We often hear that sea levels will rise by a metre or two because of climate change. But that’s a global estimate: if you’re a city planner on, say, the China coast or in Miami, you want to know how sea level is going to change in your area. My work as a geologist helps us to predict future coastal changes by determining how much sea levels have risen and fallen in the past 1,000 years.

My team and I study soil samples collected from shorelines around the world. When we’re not hampered by pandemic-related restrictions, we might spend two weeks knee-deep in mud, in a jungle gym of coastal mangroves. But the pandemic has limited us to our backyard, so to speak: in this picture, we’re on a coastal mudflat in Hong Kong. Across the bay is the city of Shenzhen on mainland China. Both Shenzhen and Hong Kong are part of the Pearl River delta, where low-lying lands are at risk from rising seas.

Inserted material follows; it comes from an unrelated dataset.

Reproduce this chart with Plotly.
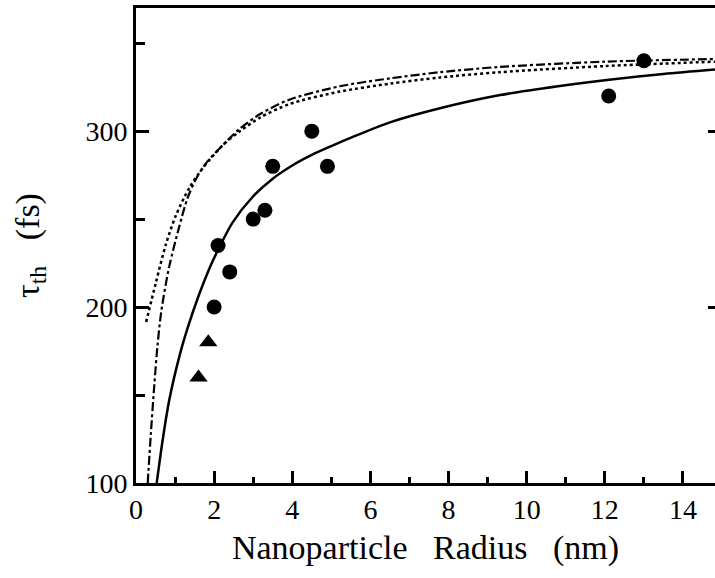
import plotly.graph_objects as go

# Measured data points
circle_x = [2.0, 2.1, 2.4, 3.0, 3.3, 3.5, 4.5, 4.9, 12.1, 13.0]
circle_y = [200, 235, 220, 250, 255, 280, 300, 280, 320, 340]

tri_x = [1.6, 1.85]
tri_y = [160, 180]

# Model curves
solid_x = [0.53, 0.68, 0.85, 1.11, 1.32, 1.58, 1.92, 2.09, 2.47, 3.0, 3.5, 4.0, 4.5, 5.0, 5.69, 6.5, 7.78, 9.32, 10.8, 12.22, 13.5, 14.82]
solid_y = [100, 124, 147, 172, 188, 205, 224, 232, 248, 263, 273, 280.5, 286.5, 291.5, 298, 305, 313, 320.5, 325.5, 329.5, 332.5, 335]

dot_x = [0.26, 0.51, 0.77, 1.02, 1.37, 1.71, 2.22, 2.66, 3.2, 3.94, 5.22, 6.5, 7.78, 9.3, 12.0, 14.82]
dot_y = [191.5, 214, 236, 252, 268, 279, 292, 300, 308, 315.5, 322.5, 327, 330.5, 333.5, 337, 339.5]

dd_x = [0.3, 0.38, 0.47, 0.55, 0.65, 0.85, 1.11, 1.32, 1.54, 1.8, 2.22, 2.66, 3.2, 3.94, 5.22, 6.5, 7.78, 9.3, 12.0, 14.82]
dd_y = [100, 128, 156, 178, 198, 223, 246, 262, 273, 282, 292, 301.5, 310, 318, 325.5, 330, 333.5, 336.5, 339.5, 341]

x_ticks = [0, 2, 4, 6, 8, 10, 12, 14]
y_ticks = [100, 200, 300]

X_RANGE = [0, 14.82]
Y_RANGE = [100, 370]

FONT = "'Liberation Serif', 'Times New Roman', 'DejaVu Serif', serif"

fig = go.Figure()
fig.add_trace(go.Scatter(x=dot_x, y=dot_y, mode="lines", line=dict(color="black", width=2.5, dash="dot", shape="spline", smoothing=0.8), showlegend=False))
fig.add_trace(go.Scatter(x=dd_x, y=dd_y, mode="lines", line=dict(color="black", width=2.2, dash="dashdot", shape="spline", smoothing=0.8), showlegend=False))
fig.add_trace(go.Scatter(x=solid_x, y=solid_y, mode="lines", line=dict(color="black", width=2.5, shape="spline", smoothing=0.8), showlegend=False))
fig.add_trace(go.Scatter(x=circle_x, y=circle_y, mode="markers", marker=dict(symbol="circle", size=15, color="black"), showlegend=False))
fig.add_trace(go.Scatter(x=tri_x, y=tri_y, mode="markers", marker=dict(symbol="triangle-up", size=16, color="black"), showlegend=False))
# invisible trace to realise right-hand tick axis
fig.add_trace(go.Scatter(x=[1], y=[200], yaxis="y2", mode="markers", marker=dict(size=1, opacity=0), showlegend=False, hoverinfo="skip"))

fig.update_layout(
    width=715, height=578,
    margin=dict(l=136, r=0, t=8, b=95),
    paper_bgcolor="white", plot_bgcolor="white",
    font=dict(family=FONT, color="black", size=28),
    xaxis=dict(
        range=X_RANGE, tickvals=x_ticks, ticktext=[str(v) for v in x_ticks],
        ticks="inside", ticklen=12, tickwidth=2.5, tickcolor="black",
        minor=dict(ticks="inside", ticklen=6, tickwidth=2.5, tickcolor="black", dtick=1, tick0=0, showgrid=False),
        showline=True, linewidth=2.5, linecolor="black", mirror=True,
        showgrid=False, zeroline=False,
        tickfont=dict(size=28, family=FONT, color="black"),
        title=dict(text="Nanoparticle\u00a0\u00a0\u00a0Radius\u00a0\u00a0\u00a0(nm)", font=dict(size=34, family=FONT, color="black"), standoff=11),
    ),
    yaxis=dict(
        range=Y_RANGE, tickvals=y_ticks, ticktext=[str(v) for v in y_ticks],
        ticks="inside", ticklen=13, tickwidth=2.5, tickcolor="black",
        minor=dict(ticks="inside", ticklen=9, tickwidth=2.5, tickcolor="black", dtick=50, tick0=100, showgrid=False),
        showline=True, linewidth=3, linecolor="black",
        showgrid=False, zeroline=False,
        tickfont=dict(size=28, family=FONT, color="black"),
        title=dict(text="\u03c4<sub>th</sub>\u00a0\u00a0\u00a0(fs)", font=dict(size=34, family=FONT, color="black"), standoff=36),
    ),
    yaxis2=dict(
        range=Y_RANGE, overlaying="y", side="right", anchor="free", position=1,
        tickvals=[200, 300], ticks="inside", ticklen=7, tickwidth=2.5, tickcolor="black",
        showticklabels=False, showline=False, showgrid=False, zeroline=False,
    ),
)

fig.write_html("out.html")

I’m with my two graduate students, Howard Yu and Kayla Murai. We examine long, narrow samples of soil from deep in the ground that were collected with the kind of sediment corer we’re holding here. Because Earth formed in layers, the deeper we go, the further into the past we can explore. If we can identify features of these cores indicating that they were part of coastal environments such as mudflats and mangrove swamps during a particular era, we can map out where the shores used to be and how they changed over time.

For a coastal marker, Howard is using fossils of foraminifera, single-celled creatures with spiral shells, most of which live on, or inside, sea-floor sediment. We’ll work out what kinds of foraminifera show up in modern-day mudflats, then look for them in archived sediment cores. That will allow us to fill a gap in our understanding of what the China coastline was like between 500 and 1,000 years ago.

I love this work because it’s like being a detective: you collect something from the field, look at the evidence and unravel the story of what happened in the past.